Large vision and language models-based investment predictions on entrepreneurial pitch videos
Summary
This research aims to explore the potential of predicting investment decisions in entrepreneurial pitches using multimodal signals, particularly visual and linguistic features. Entrepreneurial pitches are critical for securing funding, and signals from both verbal content and non-verbal cues, such as gestures and facial expressions, play a crucial role in shaping investors' decisions. However, current studies have largely focused on isolated forms of signaling, leaving a gap in understanding how multimodal features interact to influence investment outcomes.
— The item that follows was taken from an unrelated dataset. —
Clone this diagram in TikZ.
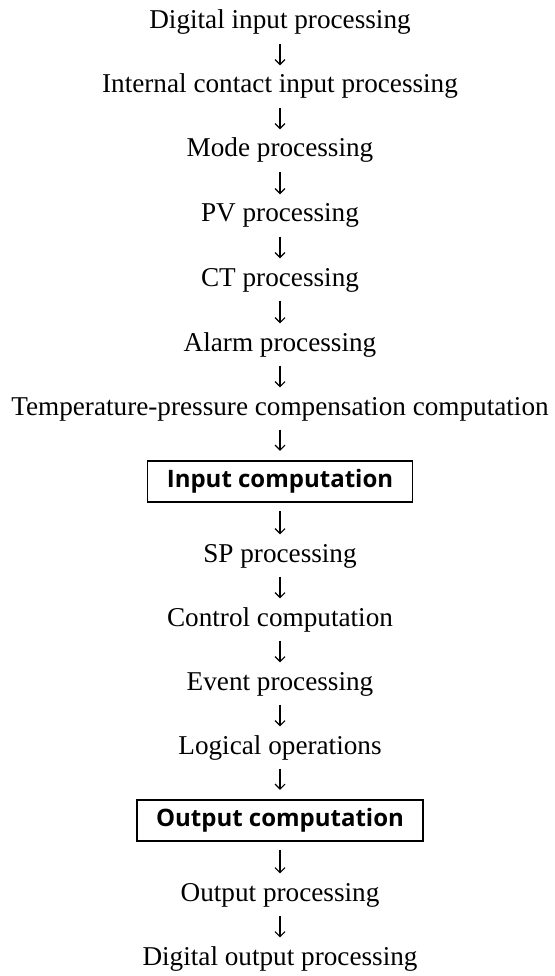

This study proposes a machine-learning approach that leverages visual and linguistic cues from pitch videos to predict the likelihood of investment. Using the "Data Management Entrepreneurial Pitches" dataset, the research seeks to address several key questions, including the efficacy of visual and linguistic unimodal models, the benefits of combining modalities into a unified linguistic space, and the performance of multimodal fusion models. To this end, a series of neural network models will be designed and tested, utilizing advanced techniques in Natural Language Processing (NLP) and Computer Vision, such as BERT, MEGA, VideoMAE, and VideoLLaVA. This thesis investigated the effectiveness of visual and linguistic multi-modal models in predicting the probability of entrepreneurial investment and comparing the performance of unimodal models with that of multi-modal fusion models.